Yvonne Gutschmidt lässt sich im nächsten Jahr zur Therapiebegleithundeführerin ausbilden. „Tiere haben eine extrem positive Wirkung auf die Kinder“, sagt sie. Auf Josi zum Beispiel, die sich an Regeln und eine gewisse Disziplin gewöhnt, wenn sie Emma füttert oder mit ihr in den Park geht. Oder auf Susi. Bevor Emma kam, hatte sie eine fast panische Angst vor Hunden. „Da war mir schon etwas mulmig“, erzählt Gutschmidt. „Aber dann kam ich mit Emma herein, Susi beugte sich herunter, roch an ihr – und lachte! Das war so bewegend.“ Das Mädchen sei inzwischen viel gelassener, wenn ihm in der Nachbarschaft Hunde begegneten, schrieben die Eltern kürzlich an die Schule.

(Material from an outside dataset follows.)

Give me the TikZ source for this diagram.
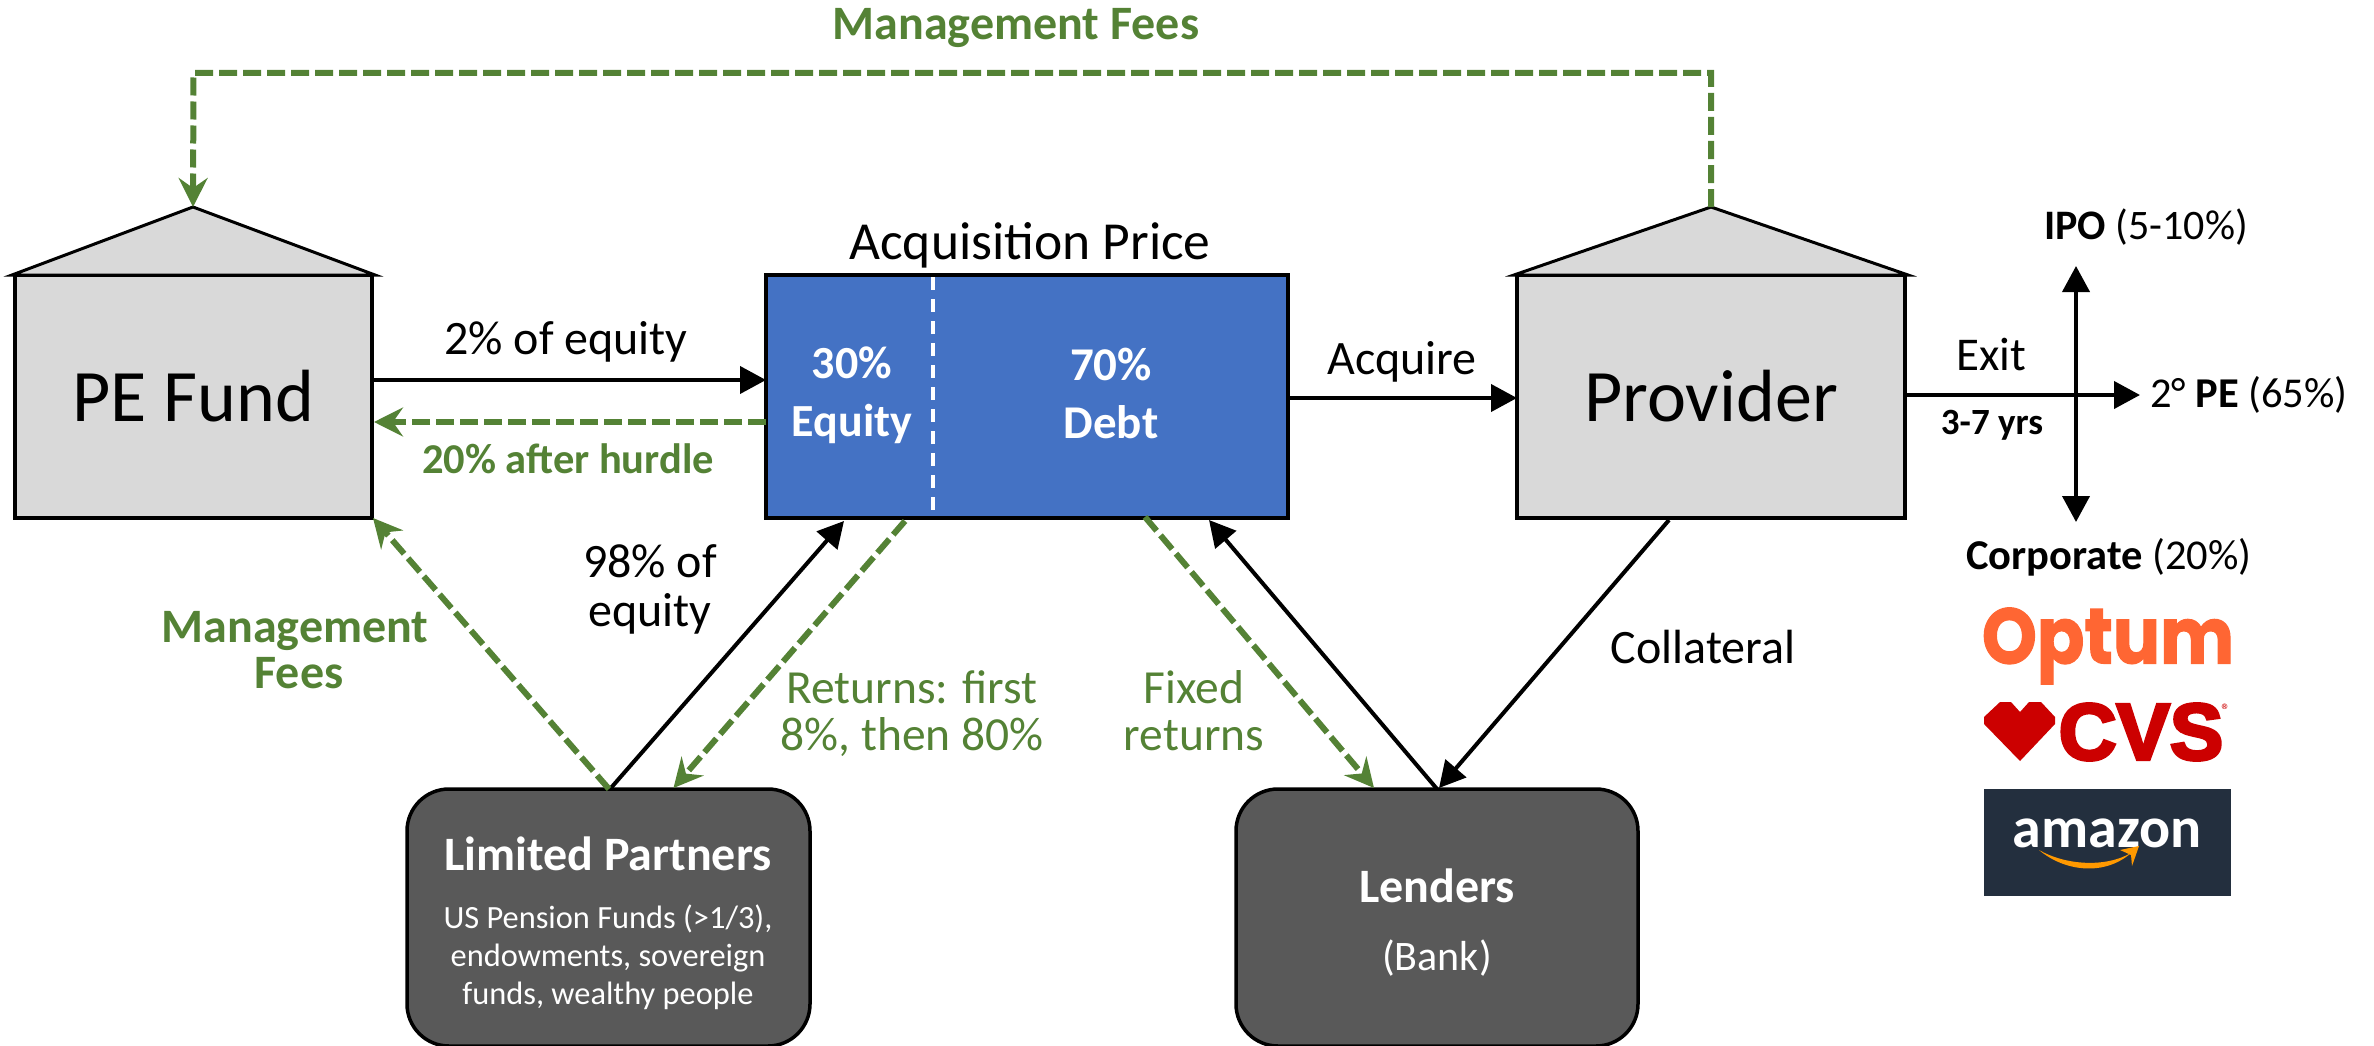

Ob mit oder ohne Emma: Ein Tag in der Taubblindenschule des Oberlinhauses ist klar strukturiert. In der Werkstufe, in der die älteren Schüler wie Josi lernen, kündet eine Wandleiste vom Unterricht – und bietet Sehbehinderten Orientierung auf dem Flur. Gegenüber dem Keramikraum zieren Spiralen aus Ton die Wand, vor dem Zimmer für textiles Gestalten hängen Bäumchen aus Stoffstreifen und bunte Bommeln, etwas weiter hinten Formen aus Holz und Metall: der Werkraum.

Wenn sie keinen Fachunterricht haben, bleiben Josi und ihre drei Klassenkameradinnen in ihrem Raum. Sie schneiden Briefmarken aus gebrauchten Umschlägen, die an Philatelisten verkauft werden. Josi bastelt eine Pinnwand aus Kork. Natalie, die nicht nur taubblind ist, sondern auch stark geistig behindert, sitzt daneben, die Füße auf einem Massagekissen. „Natalie erfährt viel über körperliche Wahrnehmung“, sagt Gutschmidt. Sie liegt oft im Musikzimmer auf dem hölzernen Klangkasten, der nicht nur Töne, sondern auch deren Vibrationen überträgt.

Gegen zwei Uhr ist der Tag in der Schule zu Ende. Natalie zieht ihre Jacke an, die immer offen bleibt, weil sie die Reißverschlüsse kaputtgebissen hat. Josi schiebt eine Klassenkameradin im Rollstuhl zum Bus. Sie selbst wohnt in einem Heim auf dem Oberlin-Gelände. In ihrem Zimmer hängt über dem Bett ein luftiger Schleier aus rotem Tüll. Auf dem Regal steht ein Foto: Josi lachend in einem bunten Sommerkleid. Es ist schon ein paar Jahre alt, sie war noch schlank damals. Jetzt hat sie stark zugenommen, wegen der Medikamente gegen die Aggressionen.

Josi verabschiedet sich mit ihrem speziellen Zeichen, halb Gebärdensprache, halb Eigenkreation. Den Daumen streckt sie nach oben: „Super“, das versteht jeder. Yvonne Gutschmidt antwortet mit dem gleichen Zeichen. Und wenn sich die beiden Daumen kurz an der Spitze berühren, dann ist Josi zufrieden.